L'article 2 rend obligatoire, avant tout dépôt d'un préavis de grève, une négociation préalable. Pour de multiples raisons déjà évoquées, nous doutons que cette nouvelle phase de « préavis du préavis » soit la voie la plus appropriée pour améliorer la qualité du dialogue social, car ce n'est pas tant en allongeant la durée totale des préavis qu'en s'attachant au contenu de la négociation, notamment aux différentes étapes que sont les réponses circonstanciées aux revendications, le constat d'accord ou de désaccord, que l'on parviendra à prévenir les conflits et leur expression ultime, la grève.
Dans l'esprit du législateur, la raison d'être du préavis de grève applicable dans le cadre du secteur public était de permettre de nouer un dialogue et d'ouvrir des négociations sur l'objet de la grève.
Le problème, même si l'on vous crédite de ne pas vouloir travestir la nature du préavis en délai supplémentaire afin d'organiser le service minimum, c'est que vous tenez à cette période de dialogue, en toutes circonstances, quel que soit le motif de la grève. Ce n'est plus du pragmatisme, c'est de la schizophrénie ! Comment en effet contraindre l'employeur et les organisations syndicales à discuter de sujets généraux de notre législation sociale sur lesquels ils n'ont pas le pouvoir d'agir directement ?

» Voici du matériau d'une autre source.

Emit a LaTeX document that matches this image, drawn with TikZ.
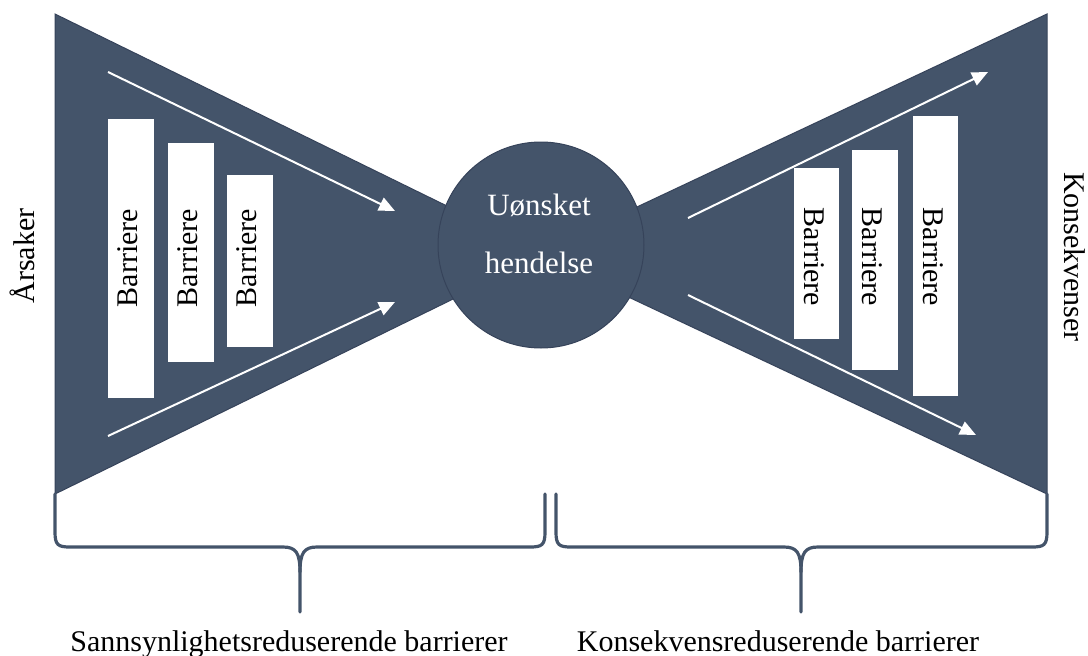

Les revendications professionnelles liées à l'organisation et aux conditions de travail, aux salaires, à la protection de l'emploi, à la prévoyance, aux droits collectifs, sont souvent internes à l'entreprise ou au secteur d'activité. Mais les griefs peuvent aussi être généraux, extérieurs à l'établissement, et les grèves interprofessionnelles ne sauraient être négligées. Si les griefs notifiés à l'employeur sont extérieurs à l'entreprise, rien ne justifie une négociation préalable.
A moins que, comme semblent le révéler les débats au Sénat, le Gouvernement ne veuille éviter que les salariés du secteur public des transports ne s'engagent dans une grève pour des motifs qui ne les concerneraient pas directement… Sachant que les mauvais coups à venir en matière de protection sociale auront du mal à passer, votre ambition, monsieur le ministre, serait-elle d'empêcher la participation des salariés du secteur public aux conflits nationaux interprofessionnels ? Décidément, les grèves de 1995 et celles, plus récentes, contre le CPE vous ont marqués ! Mais en enserrant ainsi l'exercice du droit de grève, vous allez conduire les travailleurs à faire entendre leurs désaccords et leurs aspirations par des actions plus radicales. Auriez-vous oublié Metaleurop ?
Notre amendement prend en compte la particularité des mouvements interprofessionnels ou spontanés. Pour éviter de placer les acteurs sociaux dans des situations ubuesques et insolubles, il vise à limiter la négociation préalable aux préavis déposés pour des motifs liés au fonctionnement de l'entreprise.